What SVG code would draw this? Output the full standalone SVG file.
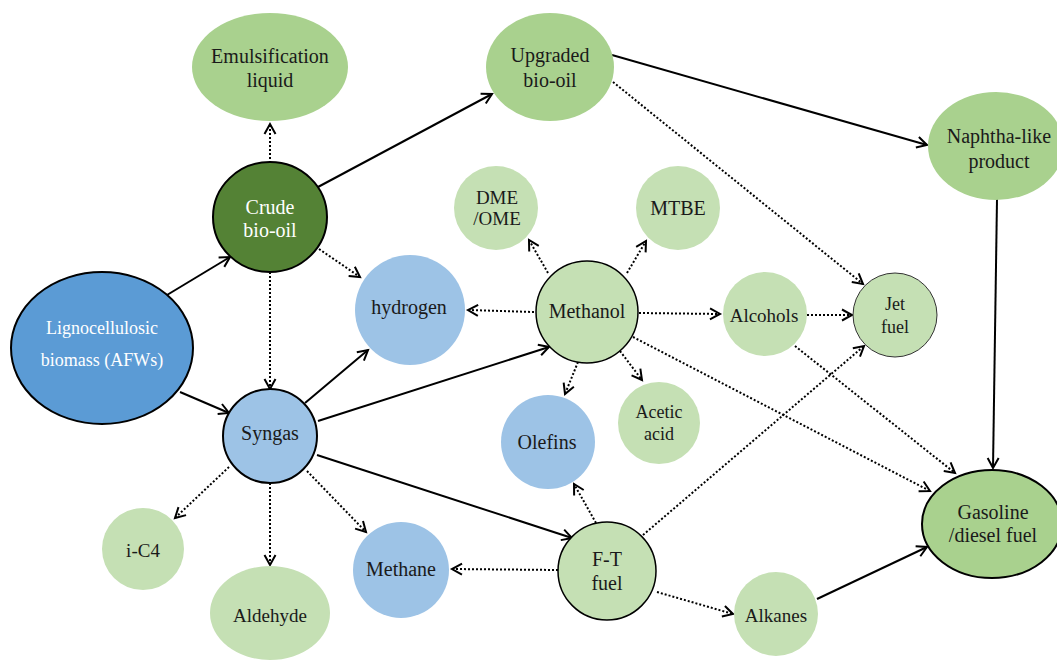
<svg xmlns="http://www.w3.org/2000/svg" width="1057" height="664" viewBox="0 0 1057 664">
<style>
.t{font-family:"Liberation Serif","Times New Roman",serif;fill:#1a1a1a;text-anchor:middle;dominant-baseline:central;font-size:20px}
.w{fill:#ffffff}
.s18{font-size:18px}
.s19{font-size:19px}
.mg{fill:#a9d18e}
.lg{fill:#c5e0b4}
.lb{fill:#9dc3e6}
.solid{stroke:#000;stroke-width:2;fill:none;marker-end:url(#ah)}
.dot{stroke:#000;stroke-width:2;fill:none;stroke-dasharray:2 2;marker-end:url(#ah)}
</style>
<defs>
<marker id="ah" markerUnits="userSpaceOnUse" markerWidth="14" markerHeight="14" viewBox="0 0 14 14" refX="11" refY="7" orient="auto">
<path d="M1,1.5 L11,7 L1,12.5" fill="none" stroke="#000" stroke-width="2"/>
</marker>
</defs>
<rect width="1057" height="664" fill="#ffffff"/>
<g id="connectors">
<line class="solid" x1="167" y1="295" x2="230" y2="257"/>
<line class="solid" x1="180" y1="392" x2="229" y2="413"/>
<line class="solid" x1="318" y1="187" x2="492" y2="94"/>
<line class="solid" x1="612" y1="55" x2="927" y2="145"/>
<line class="solid" x1="997" y1="199" x2="993" y2="468"/>
<line class="solid" x1="305" y1="403" x2="368" y2="350"/>
<line class="solid" x1="318" y1="421" x2="549" y2="347"/>
<line class="solid" x1="317" y1="455" x2="572" y2="538"/>
<line class="solid" x1="817" y1="599" x2="927" y2="547"/>
<line class="dot" x1="270" y1="163" x2="270" y2="124"/>
<line class="dot" x1="319" y1="249" x2="360" y2="277"/>
<line class="dot" x1="270" y1="272" x2="270" y2="389"/>
<line class="dot" x1="613" y1="82" x2="863" y2="284"/>
<line class="dot" x1="548" y1="273" x2="529" y2="240"/>
<line class="dot" x1="627" y1="273" x2="646" y2="241"/>
<line class="dot" x1="534" y1="312" x2="468" y2="310"/>
<line class="dot" x1="639" y1="313" x2="720" y2="314"/>
<line class="dot" x1="578" y1="362" x2="565" y2="394"/>
<line class="dot" x1="620" y1="351" x2="642" y2="380"/>
<line class="dot" x1="633" y1="337" x2="930" y2="491"/>
<line class="dot" x1="807" y1="315" x2="852" y2="315"/>
<line class="dot" x1="795" y1="346" x2="955" y2="473"/>
<line class="dot" x1="643" y1="535" x2="864" y2="346"/>
<line class="dot" x1="596" y1="523" x2="574" y2="484"/>
<line class="dot" x1="558" y1="570" x2="452" y2="569"/>
<line class="dot" x1="657" y1="592" x2="733" y2="614"/>
<line class="dot" x1="229" y1="467" x2="175" y2="518"/>
<line class="dot" x1="270" y1="483" x2="270" y2="565"/>
<line class="dot" x1="307" y1="471" x2="366" y2="532"/>
</g>
<g id="emulsification"><ellipse class="mg" cx="270" cy="67" rx="78" ry="54"/><text class="t" x="270" y="56">Emulsification</text><text class="t" x="270" y="80">liquid</text></g>
<g id="upgraded"><ellipse class="mg" cx="550" cy="67" rx="64" ry="54"/><text class="t" x="550" y="55">Upgraded</text><text class="t" x="550" y="80">bio-oil</text></g>
<g id="naphtha"><ellipse class="mg" cx="996" cy="146" rx="68" ry="54"/><text class="t" x="999" y="136">Naphtha-like</text><text class="t" x="999" y="161">product</text></g>
<g id="crude"><ellipse cx="270" cy="217" rx="57" ry="55" fill="#548235" stroke="#000" stroke-width="2"/><text class="t w" x="270" y="207">Crude</text><text class="t w" x="270" y="230">bio-oil</text></g>
<g id="dme"><circle class="lg" cx="496" cy="208" r="42"/><text class="t s19" x="497" y="197">DME</text><text class="t s19" x="497" y="218">/OME</text></g>
<g id="mtbe"><circle class="lg" cx="678" cy="208" r="42"/><text class="t" x="678" y="208">MTBE</text></g>
<g id="ligno"><ellipse cx="102" cy="348" rx="91" ry="76" fill="#5b9bd5" stroke="#000" stroke-width="2"/><text class="t w s18" x="102" y="328">Lignocellulosic</text><text class="t w s18" x="102" y="360">biomass (AFWs)</text></g>
<g id="hydrogen"><circle class="lb" cx="410" cy="310" r="55"/><text class="t" x="409" y="307">hydrogen</text></g>
<g id="methanol"><circle class="lg" cx="587" cy="312" r="51" stroke="#000" stroke-width="1.5"/><text class="t" x="587" y="311">Methanol</text></g>
<g id="alcohols"><circle class="lg" cx="765" cy="314" r="42"/><text class="t s19" x="764" y="315">Alcohols</text></g>
<g id="jetfuel"><circle class="lg" cx="895" cy="315" r="42" stroke="#333" stroke-width="1"/><text class="t s18" x="895" y="304">Jet</text><text class="t s18" x="895" y="327">fuel</text></g>
<g id="syngas"><circle class="lb" cx="270" cy="436" r="47" stroke="#000" stroke-width="2"/><text class="t" x="270" y="433">Syngas</text></g>
<g id="olefins"><circle class="lb" cx="548" cy="442" r="47"/><text class="t" x="547" y="442">Olefins</text></g>
<g id="acetic"><circle class="lg" cx="659" cy="423" r="41"/><text class="t s18" x="659" y="412">Acetic</text><text class="t s18" x="659" y="434">acid</text></g>
<g id="gasoline"><ellipse class="mg" cx="992" cy="524" rx="70" ry="54" stroke="#000" stroke-width="2"/><text class="t" x="993" y="512">Gasoline</text><text class="t" x="993" y="535">/diesel fuel</text></g>
<g id="ic4"><circle class="lg" cx="143" cy="549" r="41"/><text class="t s19" x="143" y="550">i-C4</text></g>
<g id="aldehyde"><ellipse class="lg" cx="270" cy="613" rx="60" ry="47"/><text class="t s19" x="270" y="615">Aldehyde</text></g>
<g id="methane"><circle class="lb" cx="401" cy="570" r="48"/><text class="t" x="401" y="569">Methane</text></g>
<g id="ftfuel"><circle class="lg" cx="607" cy="571" r="49" stroke="#000" stroke-width="1.5"/><text class="t" x="607" y="559">F-T</text><text class="t" x="607" y="583">fuel</text></g>
<g id="alkanes"><circle class="lg" cx="776" cy="614" r="42"/><text class="t s19" x="776" y="615">Alkanes</text></g>
</svg>
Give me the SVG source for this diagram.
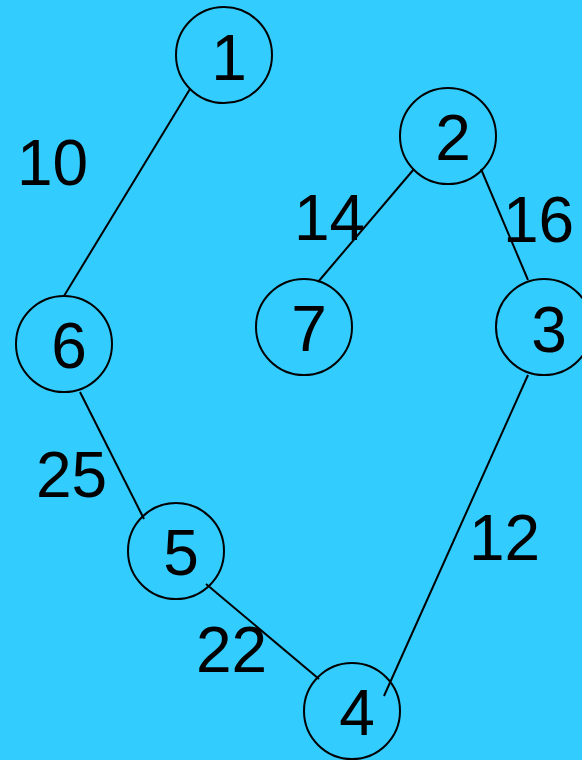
<svg xmlns="http://www.w3.org/2000/svg" width="582" height="760" viewBox="0 0 582 760">
<style>
.n circle{fill:none;stroke:#000;stroke-width:2}
text{font-family:"Liberation Sans",Arial,sans-serif;font-size:64px;fill:#000}
.n text{text-anchor:middle}
#edges line{stroke:#000;stroke-width:2}
</style>
<rect width="582" height="760" fill="#33CCFF"/>
<g id="edges">
<line x1="190" y1="89" x2="64" y2="296"/>
<line x1="414" y1="169" x2="318" y2="282"/>
<line x1="481" y1="169" x2="528" y2="280"/>
<line x1="80" y1="392" x2="144" y2="519"/>
<line x1="206" y1="584" x2="319" y2="679"/>
<line x1="528" y1="375" x2="384" y2="696"/>
</g>
<g id="labels">
<text x="17" y="185">10</text>
<text x="294" y="240">14</text>
<text x="503" y="242">16</text>
<text x="36" y="497">25</text>
<text x="469" y="560">12</text>
<text x="196" y="672">22</text>
</g>
<g id="node1" class="n"><circle cx="224" cy="55" r="48"/><text x="229" y="80">1</text></g>
<g id="node2" class="n"><circle cx="448" cy="136" r="48"/><text x="453" y="160">2</text></g>
<g id="node7" class="n"><circle cx="304" cy="327" r="48"/><text x="309" y="351">7</text></g>
<g id="node3" class="n"><circle cx="544" cy="327" r="48"/><text x="549" y="352">3</text></g>
<g id="node6" class="n"><circle cx="64" cy="344" r="48"/><text x="69" y="368">6</text></g>
<g id="node5" class="n"><circle cx="176" cy="551" r="48"/><text x="181" y="575">5</text></g>
<g id="node4" class="n"><circle cx="352" cy="711" r="48"/><text x="357" y="735">4</text></g>
</svg>
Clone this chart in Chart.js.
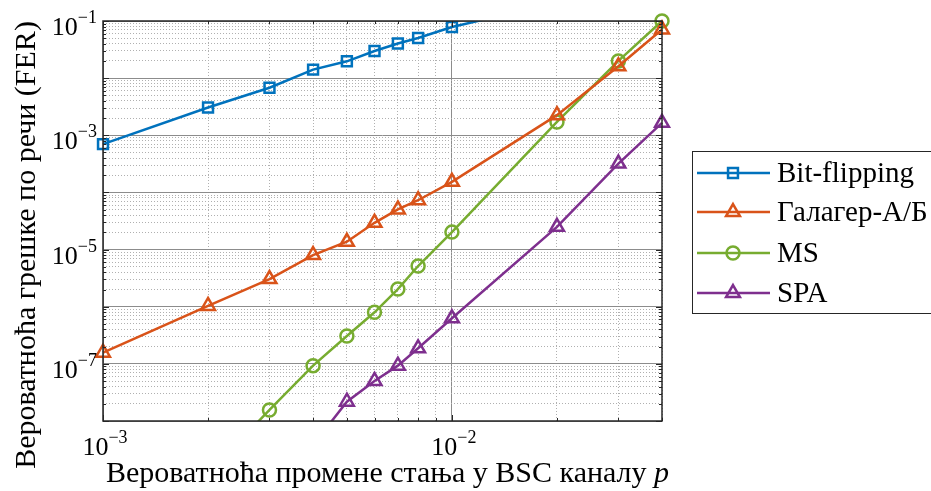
◆ ◆ ◆ ◆ ◆
Output each line of the listing above, word for word, from the one holding "Give me the SVG source for this diagram." through the last line, both included; omit the pictures.

Task result:
Give me the SVG source for this diagram.
<svg xmlns="http://www.w3.org/2000/svg" width="582" height="760" viewBox="0 0 582 760">
<style>
.n circle{fill:none;stroke:#000;stroke-width:2}
text{font-family:"Liberation Sans",Arial,sans-serif;font-size:64px;fill:#000}
.n text{text-anchor:middle}
#edges line{stroke:#000;stroke-width:2}
</style>
<rect width="582" height="760" fill="#33CCFF"/>
<g id="edges">
<line x1="190" y1="89" x2="64" y2="296"/>
<line x1="414" y1="169" x2="318" y2="282"/>
<line x1="481" y1="169" x2="528" y2="280"/>
<line x1="80" y1="392" x2="144" y2="519"/>
<line x1="206" y1="584" x2="319" y2="679"/>
<line x1="528" y1="375" x2="384" y2="696"/>
</g>
<g id="labels">
<text x="17" y="185">10</text>
<text x="294" y="240">14</text>
<text x="503" y="242">16</text>
<text x="36" y="497">25</text>
<text x="469" y="560">12</text>
<text x="196" y="672">22</text>
</g>
<g id="node1" class="n"><circle cx="224" cy="55" r="48"/><text x="229" y="80">1</text></g>
<g id="node2" class="n"><circle cx="448" cy="136" r="48"/><text x="453" y="160">2</text></g>
<g id="node7" class="n"><circle cx="304" cy="327" r="48"/><text x="309" y="351">7</text></g>
<g id="node3" class="n"><circle cx="544" cy="327" r="48"/><text x="549" y="352">3</text></g>
<g id="node6" class="n"><circle cx="64" cy="344" r="48"/><text x="69" y="368">6</text></g>
<g id="node5" class="n"><circle cx="176" cy="551" r="48"/><text x="181" y="575">5</text></g>
<g id="node4" class="n"><circle cx="352" cy="711" r="48"/><text x="357" y="735">4</text></g>
</svg>
Clone this chart in Chart.js.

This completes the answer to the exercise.